DATASET CONTENT -

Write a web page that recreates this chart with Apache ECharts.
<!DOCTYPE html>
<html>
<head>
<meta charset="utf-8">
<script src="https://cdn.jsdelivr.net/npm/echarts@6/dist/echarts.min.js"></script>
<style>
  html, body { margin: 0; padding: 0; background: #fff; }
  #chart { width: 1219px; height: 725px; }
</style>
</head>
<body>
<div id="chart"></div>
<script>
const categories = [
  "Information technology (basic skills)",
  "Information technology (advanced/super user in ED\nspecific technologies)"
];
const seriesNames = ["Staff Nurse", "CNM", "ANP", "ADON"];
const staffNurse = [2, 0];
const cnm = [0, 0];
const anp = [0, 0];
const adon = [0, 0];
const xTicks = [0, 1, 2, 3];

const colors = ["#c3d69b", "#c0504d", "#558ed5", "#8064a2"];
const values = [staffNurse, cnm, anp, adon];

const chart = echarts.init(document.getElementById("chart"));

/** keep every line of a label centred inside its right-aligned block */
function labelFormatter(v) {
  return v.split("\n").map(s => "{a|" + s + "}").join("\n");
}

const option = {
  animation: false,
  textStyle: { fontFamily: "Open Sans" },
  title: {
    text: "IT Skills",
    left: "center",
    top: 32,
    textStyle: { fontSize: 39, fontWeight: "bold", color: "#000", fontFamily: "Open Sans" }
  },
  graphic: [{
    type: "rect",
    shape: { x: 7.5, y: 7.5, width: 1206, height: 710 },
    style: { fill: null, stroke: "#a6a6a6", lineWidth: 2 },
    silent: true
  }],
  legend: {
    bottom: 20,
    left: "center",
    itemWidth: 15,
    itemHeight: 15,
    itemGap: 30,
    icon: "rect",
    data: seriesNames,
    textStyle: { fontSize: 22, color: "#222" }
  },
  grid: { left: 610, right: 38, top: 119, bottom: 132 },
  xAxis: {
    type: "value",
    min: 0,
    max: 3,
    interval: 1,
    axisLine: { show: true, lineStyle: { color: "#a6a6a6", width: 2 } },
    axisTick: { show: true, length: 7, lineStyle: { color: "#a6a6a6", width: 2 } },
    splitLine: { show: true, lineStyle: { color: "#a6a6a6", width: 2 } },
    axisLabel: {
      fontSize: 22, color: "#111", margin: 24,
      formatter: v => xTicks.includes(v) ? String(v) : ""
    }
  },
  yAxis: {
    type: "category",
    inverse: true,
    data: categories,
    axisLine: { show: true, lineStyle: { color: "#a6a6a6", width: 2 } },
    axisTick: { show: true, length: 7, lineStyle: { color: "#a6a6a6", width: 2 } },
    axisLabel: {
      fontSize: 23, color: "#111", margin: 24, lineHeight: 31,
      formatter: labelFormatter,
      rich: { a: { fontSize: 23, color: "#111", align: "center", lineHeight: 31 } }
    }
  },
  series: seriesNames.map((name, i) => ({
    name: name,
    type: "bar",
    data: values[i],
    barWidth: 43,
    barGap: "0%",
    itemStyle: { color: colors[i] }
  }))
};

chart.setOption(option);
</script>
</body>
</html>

WHAT YOU NEED TO DO -
Would you reproduce the material above in full, exactly as given?

SOLUTION FOR THIS EXERCISE -
Write a web page that recreates this chart with Apache ECharts.
<!DOCTYPE html>
<html>
<head>
<meta charset="utf-8">
<script src="https://cdn.jsdelivr.net/npm/echarts@6/dist/echarts.min.js"></script>
<style>
  html, body { margin: 0; padding: 0; background: #fff; }
  #chart { width: 1219px; height: 725px; }
</style>
</head>
<body>
<div id="chart"></div>
<script>
const categories = [
  "Information technology (basic skills)",
  "Information technology (advanced/super user in ED\nspecific technologies)"
];
const seriesNames = ["Staff Nurse", "CNM", "ANP", "ADON"];
const staffNurse = [2, 0];
const cnm = [0, 0];
const anp = [0, 0];
const adon = [0, 0];
const xTicks = [0, 1, 2, 3];

const colors = ["#c3d69b", "#c0504d", "#558ed5", "#8064a2"];
const values = [staffNurse, cnm, anp, adon];

const chart = echarts.init(document.getElementById("chart"));

/** keep every line of a label centred inside its right-aligned block */
function labelFormatter(v) {
  return v.split("\n").map(s => "{a|" + s + "}").join("\n");
}

const option = {
  animation: false,
  textStyle: { fontFamily: "Open Sans" },
  title: {
    text: "IT Skills",
    left: "center",
    top: 32,
    textStyle: { fontSize: 39, fontWeight: "bold", color: "#000", fontFamily: "Open Sans" }
  },
  graphic: [{
    type: "rect",
    shape: { x: 7.5, y: 7.5, width: 1206, height: 710 },
    style: { fill: null, stroke: "#a6a6a6", lineWidth: 2 },
    silent: true
  }],
  legend: {
    bottom: 20,
    left: "center",
    itemWidth: 15,
    itemHeight: 15,
    itemGap: 30,
    icon: "rect",
    data: seriesNames,
    textStyle: { fontSize: 22, color: "#222" }
  },
  grid: { left: 610, right: 38, top: 119, bottom: 132 },
  xAxis: {
    type: "value",
    min: 0,
    max: 3,
    interval: 1,
    axisLine: { show: true, lineStyle: { color: "#a6a6a6", width: 2 } },
    axisTick: { show: true, length: 7, lineStyle: { color: "#a6a6a6", width: 2 } },
    splitLine: { show: true, lineStyle: { color: "#a6a6a6", width: 2 } },
    axisLabel: {
      fontSize: 22, color: "#111", margin: 24,
      formatter: v => xTicks.includes(v) ? String(v) : ""
    }
  },
  yAxis: {
    type: "category",
    inverse: true,
    data: categories,
    axisLine: { show: true, lineStyle: { color: "#a6a6a6", width: 2 } },
    axisTick: { show: true, length: 7, lineStyle: { color: "#a6a6a6", width: 2 } },
    axisLabel: {
      fontSize: 23, color: "#111", margin: 24, lineHeight: 31,
      formatter: labelFormatter,
      rich: { a: { fontSize: 23, color: "#111", align: "center", lineHeight: 31 } }
    }
  },
  series: seriesNames.map((name, i) => ({
    name: name,
    type: "bar",
    data: values[i],
    barWidth: 43,
    barGap: "0%",
    itemStyle: { color: colors[i] }
  }))
};

chart.setOption(option);
</script>
</body>
</html>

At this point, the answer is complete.